Le chapitre du rapport consacré à la CNDA précise également les pays d’origine des demandeurs du statut de réfugié qui la saisissent. Avec 7 478 recours, en progression de plus de 242 %, ce sont les Albanais qui représentent le plus fort contingent des requérants, loin, très loin, devant les 1 412 Afghans et les 1 212 Syriens. Toutefois, plus de 64 % des Afghans et 52 % des Syriens ont gain de cause contre un peu plus de 11 % des demandeurs albanais.

Une autre procédure connaît un rebond confirmé ; il s’agit de la question prioritaire de constitutionnalité (QPC). Le Conseil d’État en a enregistré 258, contre 210 en 2016, retrouvant ainsi le niveau de la première année d’application du dispositif (256 entre le 1er mars et le 31 déc. 2010). Toutefois, le nombre de QPC renvoyées au Conseil constitutionnel ne connaît qu’une une hausse légère (52 contre 49 en 2016), le Conseil ayant légèrement resserré son filtre avec un taux de transmission de 22 % (contre 26 % en 2015 et 2016).

Une activité consultative soutenue

L’activité consultative du Palais-Royal est demeurée très soutenue. Les sections administratives ont ainsi examiné 106 projets de loi (111 en 2016), 69 projets d’ordonnance (contre 87 l’année précédente) et surtout 1 101 projets de décret (911 en 2016). À noter que six textes ont été, en raison de l’urgence, examinés par la seule commission permanente. Dix-huit avis ont été rendus à la demande du gouvernement ou d’une collectivité d’outre-mer.

Le rapport relève une amélioration de la qualité de certaines études d’impact, comme celle sur le projet de loi relatif à l’orientation et à la réussite des étudiants. Mais pour d’autres, il pointe des insuffisances dans l’exposé des objectifs de la réforme, dans la justification du recours à une nouvelle législation ou dans l’évaluation des conséquences économiques, financières, sociales et environnementales.

 

Les chiffres clefs de la section du contentieux

9864 affaires ont été enregistrées par la section du contentieux du Conseil d’État en 2017.
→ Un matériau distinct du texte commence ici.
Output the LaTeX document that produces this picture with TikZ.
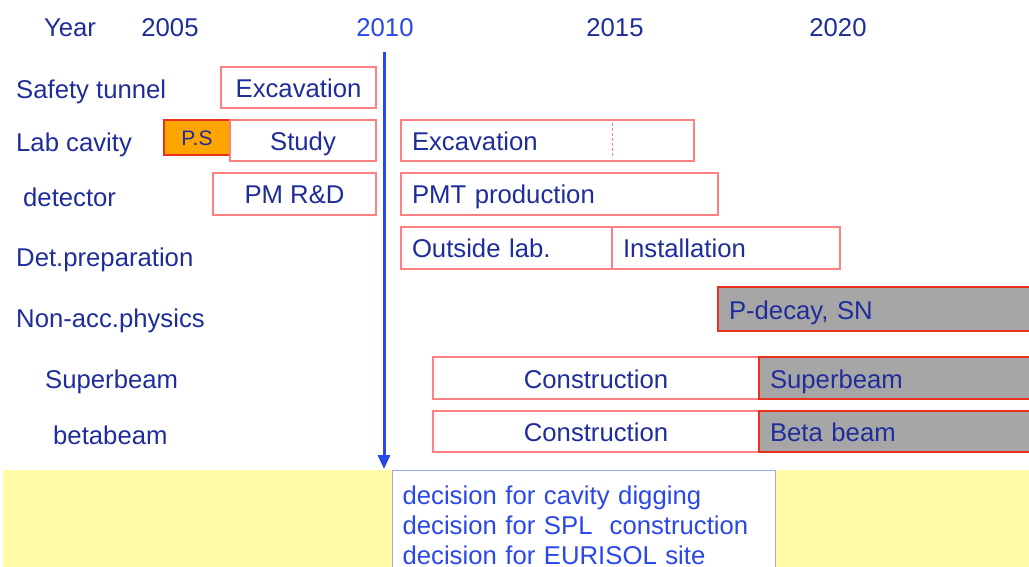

Les deux tiers environ (6383) sont des pourvois en cassation, à raison de 3003 contre des arrêts de CAA, 2025 contre des jugements de TA et 1355 contre des décisions de juridictions spécialisées.

1337 saisines concernaient des demandes en premier ressort et 248 des appels contre des jugements de TA. 19 demandes d’avis ont été formulées en application de l’article L. 113-1 du code de justice administratives.

Moins de la moitié des 10 139 affaires réglées l’ont été par une formation collégiale : 3 décisions d’assemblée, 12 de section, 1250 de chambres réunies, 3511 de chambres jugeant seules et formation spécialisée, soit un total de 4776.